■ **WRITTEN INSTRUCTION**: Retype the lines beneath this one, from the first through the line containing "Y_TICKS = list(range(-60, 61, 10))". Pictures are left out.

■ **DATA SEGMENT**:
--- start ---

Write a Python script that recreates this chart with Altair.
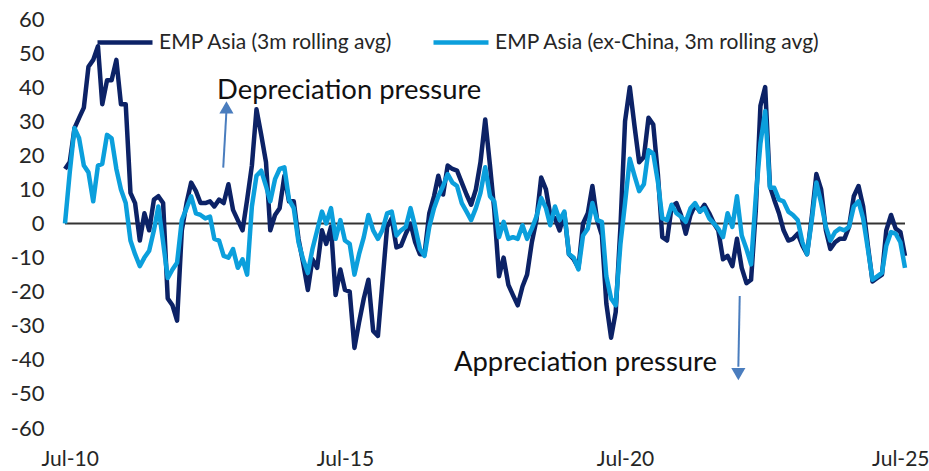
import altair as alt
import pandas as pd

# Monthly EMP index readings, Jul-2010 .. Jul-2025
START = "2010-07-01"
SERIES = ["EMP Asia (3m rolling avg)", "EMP Asia (ex-China, 3m rolling avg)"]
COLORS = ["#0c2266", "#0b9fdc"]

emp_asia = [
    16, 18, 28, 31, 34, 46, 48, 52, 35, 42, 42, 48, 35, 35, 9, 6, -5, 3, -2, 7,
    8, 6, -22, -24, -28.5, -2, 6, 12, 9.5, 6, 6, 6.5, 5, 7, 6, 11.5, 4, 1, -2, 7,
    17, 33.5, 26, 18, -2, 2.5, 4.5, 14, 6.5, 6.5, -4.5, -11.5, -19.5, -10.5, -13, -2, -6, -1, -21, -13.5,
    -19.5, -20, -36.5, -29, -22, -16.5, -31.5, -33, -17.5, -1, 1.5, -7, -6.5, -3, 0, -5.5, -9, -9, 3, 8,
    14, 8.5, 17, 16, 15.5, 12, 8.5, 5.5, 10, 18, 30.5, 17, 4, -15.5, -10, -18, -21, -24, -18.5, -15,
    -5.5, 1, 13.5, 10, 2.5, 1.5, -2, 3, -9, -10.5, -13, 0, 3, 11, 1, -3.5, -23.5, -33.5, -26, -1,
    30, 40, 28.5, 18, 19.5, 31, 29, 14, -4, -5, 5, 6, 2.5, -3, 2.5, 5.5, 3.5, 5.5, 3, 0,
    -2, -10.5, -9.5, -12.5, -4.5, -13, -17.5, -16.5, 4, 34.5, 40, 11, 7, 3, -2, -5, -4.5, -3, -6.5, -9,
    2, 14.5, 10, -2, -7.5, -5.5, -4.5, -4.5, -1, 8, 11, 5, -6.5, -17, -16, -15, -2, 2.5, -1.5, -2.5,
    -9.5,
]

emp_asia_ex_china = [
    0, 15, 28, 25, 17, 15, 6.5, 17, 17.5, 26, 25, 16, 10, 6, -5, -9, -12.5, -10, -8, -2,
    5, -5.5, -16, -13.5, -11.5, 1, 4.5, 8, 3, 2.5, 1.5, 2, -4.5, -5, -9.5, -10, -7.5, -13, -10.5, -15,
    5, 14, 15.5, 11, 6.5, 13, 16, 16.5, 7, 4.5, -5.5, -10.5, -14.5, -7.5, -2, 3.5, 0, 4.5, -4.5, 1,
    -5, -6, -15, -9, -4, 2.5, -2, -4.5, -2, 3, 3.5, -3.5, -2, -1, 4.5, -1, -7.5, -9.5, -1, 4.5,
    8, 11, 14.5, 12, 11, 6, 3.5, 1, 4.5, 9, 16.5, 8, 6.5, -4, 0.5, -4.5, -4, -4.5, -0.5, -4.5,
    -1.5, 2, 7.5, 4.5, -0.5, 5, 1, 3.5, -9, -10, -13.5, -3.5, -1.5, 6, 1, 0.5, -15.5, -22, -24, -6,
    6, 19, 14, 9.5, 11.5, 21.5, 20.5, 12, 1.5, 1, 5.5, 3, 2, 0.5, 4.5, 6, 3.5, 4.5, 1.5, 0,
    -1.5, -4, 3, -1, 8, -3.5, -7.5, -12, 8, 23.5, 33, 10.5, 10.5, 7, 6.5, 3.5, 2.5, 1, -5.5, -9,
    1, 12, 6, -1, -5, -2.5, -1.5, -2, -1, 5, 6.5, 1.5, -7.5, -16.5, -15.5, -14.5, -6.5, -2.5, -3, -5.5,
    -13,
]

TICK_YEARS = [2010, 2015, 2020, 2025]
Y_TICKS = list(range(-60, 61, 10))

# Text annotations and their arrows (anchored in date / index space)
note_text = ["Depreciation pressure", "Appreciation pressure"]
note_date = ["2013-03-19", "2017-06-11"]
note_value = [36.4, -43.3]

arrow_date_from = ["2013-04-28", "2022-07-19"]
arrow_value_from = [16.4, -21.3]
arrow_date_to = ["2013-05-19", "2022-07-10"]
arrow_value_to = [33.0, -42.0]
head_value = [34.1, -44.2]
head_shape = ["triangle-up", "triangle-down"]

FONT = "Lato"
ARROW_COLOR = "#4a7dbe"
TEXT_COLOR = "#262626"

dates = pd.date_range(START, periods=len(emp_asia), freq="MS").strftime("%Y-%m-%d").tolist()
lines_df = pd.concat(
    [
        pd.DataFrame({"date": dates, "value": emp_asia, "series": SERIES[0]}),
        pd.DataFrame({"date": dates, "value": emp_asia_ex_china, "series": SERIES[1]}),
    ],
    ignore_index=True,
)
notes_df = pd.DataFrame({"date": note_date, "value": note_value, "text": note_text})
arrows_df = pd.DataFrame(
    {
        "d0": arrow_date_from,
        "v0": arrow_value_from,
        "d1": arrow_date_to,
        "v1": arrow_value_to,
        "hv": head_value,
        "shape": head_shape,
    }
)

x_scale = alt.Scale(
    type="utc",
    domain=[
        alt.DateTime(year=2010, month=7, date=1, utc=True),
        alt.DateTime(year=2025, month=7, date=1, utc=True),
    ],
)
y_scale = alt.Scale(domain=[-60, 60], nice=False, zero=False)

x_axis = alt.Axis(
    values=[alt.DateTime(year=y, month=7, date=1, utc=True) for y in TICK_YEARS],
    labelExpr="utcFormat(datum.value, '%b-%y')",
    title=None,
    domain=False,
    ticks=False,
    tickSize=0,
    grid=False,
    labelFlush=True,
    labelFlushOffset=24,
    labelPadding=20,
    labelFont=FONT,
    labelFontSize=21,
    labelColor=TEXT_COLOR,
)
y_axis = alt.Axis(
    values=Y_TICKS,
    tickCount=len(Y_TICKS),
    labelExpr="toString(datum.value)",
    labelOverlap=False,
    title=None,
    domain=False,
    ticks=False,
    tickSize=0,
    grid=False,
    labelPadding=21,
    labelFont=FONT,
    labelFontSize=22,
    labelColor=TEXT_COLOR,
)

zero_line = (
    alt.Chart(pd.DataFrame({"y": [0]}))
    .mark_rule(color="#333333", strokeWidth=2)
    .encode(y=alt.Y("y:Q", scale=y_scale, axis=y_axis))
)

lines = (
    alt.Chart(lines_df)
    .mark_line(strokeWidth=4.5, strokeJoin="round")
    .encode(
        x=alt.X("date:T", scale=x_scale, axis=x_axis),
        y=alt.Y("value:Q", scale=y_scale, axis=y_axis),
        color=alt.Color(
            "series:N",
            scale=alt.Scale(domain=SERIES, range=COLORS),
            sort=SERIES,
            legend=alt.Legend(
                title=None,
                orient="none",
                legendX=30,
                legendY=-6.5,
                direction="horizontal",
                symbolType="stroke",
                symbolSize=3025,
                symbolStrokeWidth=4.5,
                labelOffset=4,
                columnPadding=31,
                labelFont=FONT,
                labelFontSize=21,
                labelColor=TEXT_COLOR,
                labelLimit=500,
                padding=0,
            ),
        ),
    )
)

shafts = (
    alt.Chart(arrows_df)
    .mark_rule(color=ARROW_COLOR, strokeWidth=2)
    .encode(
        x=alt.X("d0:T", scale=x_scale, axis=x_axis),
        x2="d1:T",
        y=alt.Y("v0:Q", scale=y_scale, axis=y_axis),
        y2="v1:Q",
    )
)
heads = (
    alt.Chart(arrows_df)
    .mark_point(filled=True, size=200, opacity=1, color=ARROW_COLOR, strokeWidth=0)
    .encode(
        x=alt.X("d1:T", scale=x_scale, axis=x_axis),
        y=alt.Y("hv:Q", scale=y_scale, axis=y_axis),
        shape=alt.Shape("shape:N", scale=None),
    )
)
notes = (
    alt.Chart(notes_df)
    .mark_text(align="left", baseline="alphabetic", font=FONT, fontSize=27.4, color="#111111")
    .encode(
        x=alt.X("date:T", scale=x_scale, axis=x_axis),
        y=alt.Y("value:Q", scale=y_scale, axis=y_axis),
        text="text:N",
    )
)

chart = (
    alt.layer(zero_line, lines, shafts, heads, notes)
    .properties(
        width=840,
        height=409,
        padding={"left": 65, "top": 19, "right": 24, "bottom": 43},
        autosize=alt.AutoSizeParams(type="none"),
        background="white",
    )
    .configure_view(stroke=None)
    .configure_axis(labelOverlap=False)
)

chart.save("out.html", embed_options={"renderer": "svg", "actions": False})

--- end ---

■ **REPLY TO THE EXERCISE**:
Write a Python script that recreates this chart with Altair.
import altair as alt
import pandas as pd

# Monthly EMP index readings, Jul-2010 .. Jul-2025
START = "2010-07-01"
SERIES = ["EMP Asia (3m rolling avg)", "EMP Asia (ex-China, 3m rolling avg)"]
COLORS = ["#0c2266", "#0b9fdc"]

emp_asia = [
    16, 18, 28, 31, 34, 46, 48, 52, 35, 42, 42, 48, 35, 35, 9, 6, -5, 3, -2, 7,
    8, 6, -22, -24, -28.5, -2, 6, 12, 9.5, 6, 6, 6.5, 5, 7, 6, 11.5, 4, 1, -2, 7,
    17, 33.5, 26, 18, -2, 2.5, 4.5, 14, 6.5, 6.5, -4.5, -11.5, -19.5, -10.5, -13, -2, -6, -1, -21, -13.5,
    -19.5, -20, -36.5, -29, -22, -16.5, -31.5, -33, -17.5, -1, 1.5, -7, -6.5, -3, 0, -5.5, -9, -9, 3, 8,
    14, 8.5, 17, 16, 15.5, 12, 8.5, 5.5, 10, 18, 30.5, 17, 4, -15.5, -10, -18, -21, -24, -18.5, -15,
    -5.5, 1, 13.5, 10, 2.5, 1.5, -2, 3, -9, -10.5, -13, 0, 3, 11, 1, -3.5, -23.5, -33.5, -26, -1,
    30, 40, 28.5, 18, 19.5, 31, 29, 14, -4, -5, 5, 6, 2.5, -3, 2.5, 5.5, 3.5, 5.5, 3, 0,
    -2, -10.5, -9.5, -12.5, -4.5, -13, -17.5, -16.5, 4, 34.5, 40, 11, 7, 3, -2, -5, -4.5, -3, -6.5, -9,
    2, 14.5, 10, -2, -7.5, -5.5, -4.5, -4.5, -1, 8, 11, 5, -6.5, -17, -16, -15, -2, 2.5, -1.5, -2.5,
    -9.5,
]

emp_asia_ex_china = [
    0, 15, 28, 25, 17, 15, 6.5, 17, 17.5, 26, 25, 16, 10, 6, -5, -9, -12.5, -10, -8, -2,
    5, -5.5, -16, -13.5, -11.5, 1, 4.5, 8, 3, 2.5, 1.5, 2, -4.5, -5, -9.5, -10, -7.5, -13, -10.5, -15,
    5, 14, 15.5, 11, 6.5, 13, 16, 16.5, 7, 4.5, -5.5, -10.5, -14.5, -7.5, -2, 3.5, 0, 4.5, -4.5, 1,
    -5, -6, -15, -9, -4, 2.5, -2, -4.5, -2, 3, 3.5, -3.5, -2, -1, 4.5, -1, -7.5, -9.5, -1, 4.5,
    8, 11, 14.5, 12, 11, 6, 3.5, 1, 4.5, 9, 16.5, 8, 6.5, -4, 0.5, -4.5, -4, -4.5, -0.5, -4.5,
    -1.5, 2, 7.5, 4.5, -0.5, 5, 1, 3.5, -9, -10, -13.5, -3.5, -1.5, 6, 1, 0.5, -15.5, -22, -24, -6,
    6, 19, 14, 9.5, 11.5, 21.5, 20.5, 12, 1.5, 1, 5.5, 3, 2, 0.5, 4.5, 6, 3.5, 4.5, 1.5, 0,
    -1.5, -4, 3, -1, 8, -3.5, -7.5, -12, 8, 23.5, 33, 10.5, 10.5, 7, 6.5, 3.5, 2.5, 1, -5.5, -9,
    1, 12, 6, -1, -5, -2.5, -1.5, -2, -1, 5, 6.5, 1.5, -7.5, -16.5, -15.5, -14.5, -6.5, -2.5, -3, -5.5,
    -13,
]

TICK_YEARS = [2010, 2015, 2020, 2025]
Y_TICKS = list(range(-60, 61, 10))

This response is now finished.